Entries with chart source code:
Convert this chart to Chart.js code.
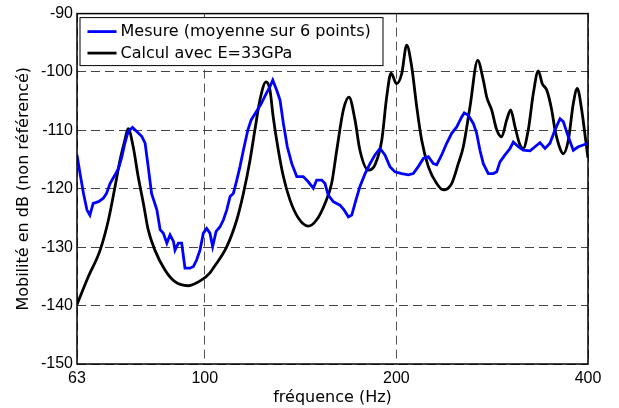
<!DOCTYPE html>
<html>
<head>
<meta charset="utf-8">
<script src="https://cdn.jsdelivr.net/npm/chart.js@4.4.1/dist/chart.umd.min.js"></script>
<style>
  html, body { margin: 0; padding: 0; background: #fff; }
  #wrap { width: 619px; height: 408px; }
</style>
</head>
<body>
<div id="wrap"><canvas id="c" width="619" height="408"></canvas></div>
<script>
// ---- data ----
const xTicks = [63, 100, 200, 400];
const yMin = -150, yMax = -90, yStep = 10;

const seriesLabels = ["Mesure (moyenne sur 6 points)", "Calcul avec E=33GPa"];

const mesFreq = [63, 63.7, 64.5, 65.3, 66.0, 66.8, 68.1, 69.3, 70.1, 71.0, 72.3, 73.2, 74.1, 74.9, 75.8, 77.0, 78.2, 79.6, 80.6, 81.5, 82.5, 84.1, 85.1, 86.1, 87.2, 88.2, 89.3, 89.8, 90.9, 92.0, 93.1, 94.8, 96.0, 97.1, 98.3, 99.5, 100.7, 101.9, 102.9, 104.2, 105.7, 107.0, 108.3, 109.6, 110.9, 112.3, 113.6, 115.0, 116.9, 118.3, 120.5, 122.7, 124.9, 126.6, 127.9, 129.7, 131.3, 132.9, 134.8, 137.0, 139.5, 142.8, 145.4, 148.1, 149.9, 152.7, 154.5, 156.3, 159.2, 163.1, 165.5, 168.1, 170.2, 172.2, 175.3, 178.6, 181.8, 185.1, 188.5, 191.9, 195.4, 199.0, 203.9, 208.8, 212.6, 216.5, 220.5, 224.5, 228.6, 231.4, 235.6, 239.9, 244.3, 248.8, 253.3, 255.7, 259.4, 264.2, 267.4, 270.6, 273.9, 278.9, 284.0, 287.5, 290.9, 296.3, 301.7, 305.3, 310.9, 316.5, 324.3, 330.2, 336.2, 342.4, 348.6, 355.0, 361.5, 365.8, 372.5, 379.3, 386.2, 393.2, 400];
const mesDb = [-114.2, -117.4, -120.8, -123.6, -124.5, -122.5, -122.2, -121.6, -120.8, -119.1, -117.6, -116.5, -114.5, -112.2, -110.2, -109.5, -110.2, -111.0, -112.2, -116.2, -120.8, -123.6, -127.0, -127.6, -129.3, -127.9, -129.0, -130.5, -129.3, -129.3, -133.6, -133.6, -133.3, -132.2, -130.5, -127.6, -126.8, -127.6, -129.9, -127.3, -126.5, -125.3, -123.6, -121.3, -120.8, -118.5, -116.2, -113.4, -109.9, -108.2, -106.8, -105.4, -103.7, -102.5, -101.4, -103.1, -104.8, -108.8, -112.8, -115.7, -117.9, -117.9, -118.8, -119.9, -118.5, -118.5, -119.1, -121.1, -122.2, -122.8, -123.6, -124.8, -124.5, -122.5, -119.6, -117.4, -115.7, -114.2, -113.1, -114.2, -116.2, -117.1, -117.4, -117.6, -117.4, -116.2, -114.8, -114.5, -115.7, -115.9, -114.2, -112.2, -110.5, -109.4, -107.7, -107.0, -107.4, -108.8, -110.5, -113.4, -115.7, -117.4, -117.4, -117.1, -115.4, -114.2, -113.1, -112.0, -112.8, -113.4, -113.5, -112.8, -112.1, -113.1, -112.2, -109.9, -108.0, -108.5, -111.1, -113.4, -112.8, -112.5, -112.2];

const calcFreq = [63, 65.6, 68.5, 70.6, 72.3, 73.6, 74.9, 75.8, 77.2, 78.6, 80.1, 81.5, 83.5, 86.6, 89.8, 94.2, 98.9, 101.9, 103.1, 108.3, 112.3, 115.0, 117.8, 119.9, 122.1, 124.8, 126.6, 128.1, 130.5, 132.9, 136.1, 140.3, 145.4, 149.9, 154.5, 158.3, 161.2, 165.1, 168.5, 172.2, 175.3, 180.7, 185.1, 189.7, 193.1, 196.2, 200.2, 203.9, 207.6, 211.4, 215.3, 219.2, 224.5, 231.4, 237.0, 244.3, 250.2, 254.8, 261.0, 268.4, 273.9, 277.3, 282.3, 287.5, 292.7, 298.1, 302.4, 307.2, 312.8, 316.5, 322.3, 328.2, 334.2, 339.0, 344.5, 350.8, 355.0, 361.5, 365.8, 372.5, 379.3, 384.8, 391.0, 396.7, 400];
const calcDb = [-139.8, -135.1, -130.5, -125.3, -119.6, -115.1, -111.7, -109.7, -112.8, -117.9, -122.5, -127.0, -130.5, -133.9, -135.9, -136.6, -135.6, -134.4, -133.6, -129.9, -125.3, -120.8, -115.1, -109.9, -104.8, -101.7, -103.1, -107.7, -113.4, -117.9, -121.9, -125.0, -126.4, -125.3, -122.5, -119.0, -113.4, -106.5, -104.3, -108.2, -113.4, -116.8, -115.9, -111.7, -104.3, -100.2, -102.0, -100.3, -95.4, -99.1, -106.0, -111.7, -116.2, -119.1, -120.2, -119.1, -115.7, -112.8, -106.0, -98.0, -101.4, -104.3, -106.5, -109.9, -111.1, -108.2, -106.5, -109.4, -112.5, -113.1, -109.9, -103.7, -99.8, -102.0, -103.1, -106.5, -109.9, -113.1, -114.0, -111.7, -105.4, -102.8, -106.5, -111.7, -114.7];

const seriesColors = ["#0000FF", "#000000"];

// ---- build ----
const toPts = (xs, ys) => xs.map((x, i) => ({ x: x, y: ys[i] }));

const frameAndLegend = {
  id: 'frameAndLegend',
  beforeDraw(chart) {
    const ctx = chart.ctx;
    ctx.save();
    ctx.fillStyle = '#fff';
    ctx.fillRect(0, 0, chart.width, chart.height);
    ctx.restore();
  },
  afterDraw(chart) {
    const ctx = chart.ctx;
    const a = chart.chartArea;
    ctx.save();
    // frame
    ctx.strokeStyle = '#000';
    ctx.lineWidth = 1.5;
    ctx.setLineDash([]);
    ctx.strokeRect(a.left, a.top, a.right - a.left, a.bottom - a.top);
    // legend box
    const bx = a.left + 2.5, by = a.top + 3.5, bw = 303, bh = 48;
    ctx.fillStyle = '#fff';
    ctx.fillRect(bx, by, bw, bh);
    ctx.lineWidth = 1;
    ctx.strokeRect(bx + 0.5, by + 0.5, bw, bh);
    ctx.font = '16px "DejaVu Sans"';
    ctx.textBaseline = 'middle';
    ctx.textAlign = 'left';
    chart.data.datasets.forEach((ds, i) => {
      const y = by + 14.5 + i * 21.5;
      ctx.strokeStyle = ds.borderColor;
      ctx.lineWidth = 2.8;
      ctx.beginPath();
      ctx.moveTo(bx + 8, y);
      ctx.lineTo(bx + 37, y);
      ctx.stroke();
      ctx.fillStyle = '#000';
      ctx.fillText(ds.label, bx + 41, y + 0.5);
    });
    ctx.restore();
  }
};

new Chart(document.getElementById('c'), {
  type: 'line',
  data: {
    datasets: [
      {
        label: seriesLabels[0],
        data: toPts(mesFreq, mesDb),
        borderColor: seriesColors[0],
        borderWidth: 2.8,
        pointRadius: 0,
        tension: 0,
        fill: false
      },
      {
        label: seriesLabels[1],
        data: toPts(calcFreq, calcDb),
        borderColor: seriesColors[1],
        borderWidth: 2.8,
        pointRadius: 0,
        cubicInterpolationMode: 'monotone',
        fill: false
      }
    ]
  },
  options: {
    responsive: false,
    animation: false,
    devicePixelRatio: 1,
    layout: { padding: { left: 0, top: 13, right: 31, bottom: 0 } },
    plugins: { legend: { display: false }, tooltip: { enabled: false } },
    scales: {
      x: {
        type: 'logarithmic',
        min: 63,
        max: 400,
        afterBuildTicks: (s) => { s.ticks = xTicks.map(v => ({ value: v })); },
        afterFit: (s) => { s.height = 44; },
        ticks: {
          autoSkip: false,
          maxRotation: 0,
          padding: 5,
          color: '#000',
          font: { family: 'Liberation Sans, Arial', size: 16 },
          callback: (v) => String(v)
        },
        grid: { color: '#555', lineWidth: 1, drawTicks: false },
        border: { display: false, dash: [9, 5] },
        title: {
          display: true,
          text: 'fréquence (Hz)',
          color: '#000',
          font: { family: 'DejaVu Sans', size: 16 },
          padding: { top: 0, bottom: 1 }
        }
      },
      y: {
        min: yMin,
        max: yMax,
        afterFit: (s) => { s.width = 77; },
        ticks: {
          stepSize: yStep,
          padding: 4,
          color: '#000',
          font: { family: 'Liberation Sans, Arial', size: 16 }
        },
        grid: { color: '#444', lineWidth: 1, drawTicks: false },
        border: { display: false, dash: [9, 5] },
        title: {
          display: true,
          text: 'Mobilité en dB (non référencé)',
          color: '#000',
          font: { family: 'DejaVu Sans', size: 16 },
          padding: { top: 14, bottom: 0 }
        }
      }
    }
  },
  plugins: [frameAndLegend]
});
</script>
</body>
</html>
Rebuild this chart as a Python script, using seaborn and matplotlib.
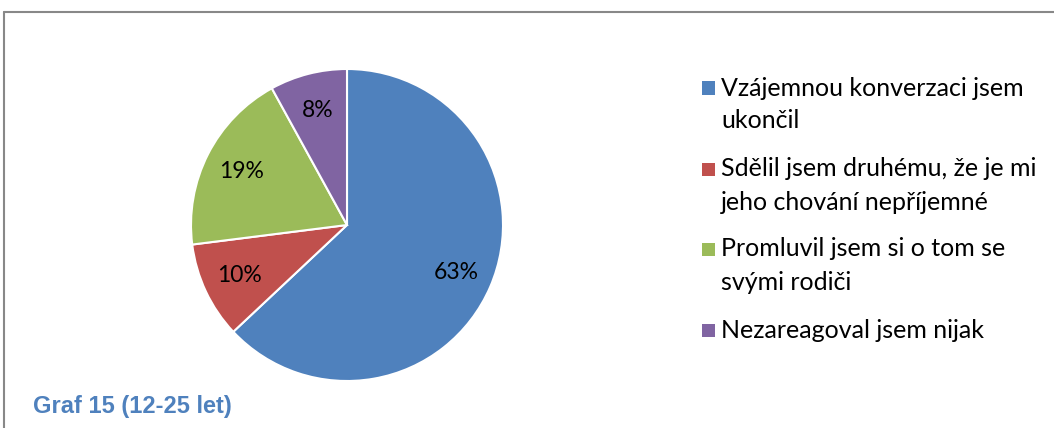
import matplotlib
matplotlib.use("Agg")
import matplotlib.pyplot as plt
import matplotlib.patches as mpatches
from matplotlib.lines import Line2D
import seaborn as sns

# data
labels = ["Vzájemnou konverzaci jsem\nukončil",
          "Sdělil jsem druhému, že je mi\njeho chování nepříjemné",
          "Promluvil jsem si o tom se\nsvými rodiči",
          "Nezareagoval jsem nijak"]
shares = [63, 10, 19, 8]
colors = ["#4F81BD", "#C0504D", "#9BBB59", "#8064A2"]
caption = "Graf 15 (12-25 let)"

sns.set_theme(style="white")
plt.rcParams['font.family'] = ['Lato', 'DejaVu Sans']

W, H = 1054, 428
fig = plt.figure(figsize=(W / 100, H / 100), dpi=100)
fig.patch.set_facecolor("white")

cx, cy, r = 347, 225, 156
ax = fig.add_axes([(cx - r) / W, (H - cy - r) / H, 2 * r / W, 2 * r / H])
wedges, texts, autotexts = ax.pie(
    shares, colors=colors, startangle=90, counterclock=False,
    autopct="%d%%", pctdistance=0.76,
    wedgeprops=dict(edgecolor="white", linewidth=1.5),
    textprops=dict(fontsize=16.5, color="black"))
ax.set_xlim(-1, 1)
ax.set_ylim(-1, 1)
ax.set_aspect("equal")

# legend, first line of each entry aligned with its square
item_y = [88, 169, 249, 330]
line_step = 33
sq = 13
for lab, col, y in zip(labels, colors, item_y):
    fig.add_artist(mpatches.Rectangle(((708 - sq / 2) / W, 1 - (y + sq / 2) / H),
                                      sq / W, sq / H, facecolor=col, edgecolor="none",
                                      transform=fig.transFigure))
    for i, line in enumerate(lab.split("\n")):
        fig.text(721 / W, 1 - (y + i * line_step) / H, line, fontsize=18,
                 color="black", va="center", ha="left")

fig.text(33 / W, 1 - 406 / H, caption, fontsize=17, fontweight="bold",
         color="#4F81BD", family="Liberation Sans", va="center", ha="left")

# border of the chart area (top and left edges visible)
fig.add_artist(Line2D([3.5 / W, 1], [1 - 11.5 / H, 1 - 11.5 / H], color="#888888", lw=1.5))
fig.add_artist(Line2D([3.5 / W, 3.5 / W], [0, 1 - 11.5 / H], color="#888888", lw=1.5))

fig.savefig("out.png", dpi=100, facecolor="white")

* WRITTEN REQUEST
Transcribe exactly the lines between the one containing "Rebuild this chart" and the one containing "plt.rcParams['font.family'] = ['Lato', 'DejaVu", counting both ends. Pictures are not copied.

* OUTPUT FOR THIS TASK
Rebuild this chart as a Python script, using seaborn and matplotlib.
import matplotlib
matplotlib.use("Agg")
import matplotlib.pyplot as plt
import matplotlib.patches as mpatches
from matplotlib.lines import Line2D
import seaborn as sns

# data
labels = ["Vzájemnou konverzaci jsem\nukončil",
          "Sdělil jsem druhému, že je mi\njeho chování nepříjemné",
          "Promluvil jsem si o tom se\nsvými rodiči",
          "Nezareagoval jsem nijak"]
shares = [63, 10, 19, 8]
colors = ["#4F81BD", "#C0504D", "#9BBB59", "#8064A2"]
caption = "Graf 15 (12-25 let)"

sns.set_theme(style="white")
plt.rcParams['font.family'] = ['Lato', 'DejaVu Sans']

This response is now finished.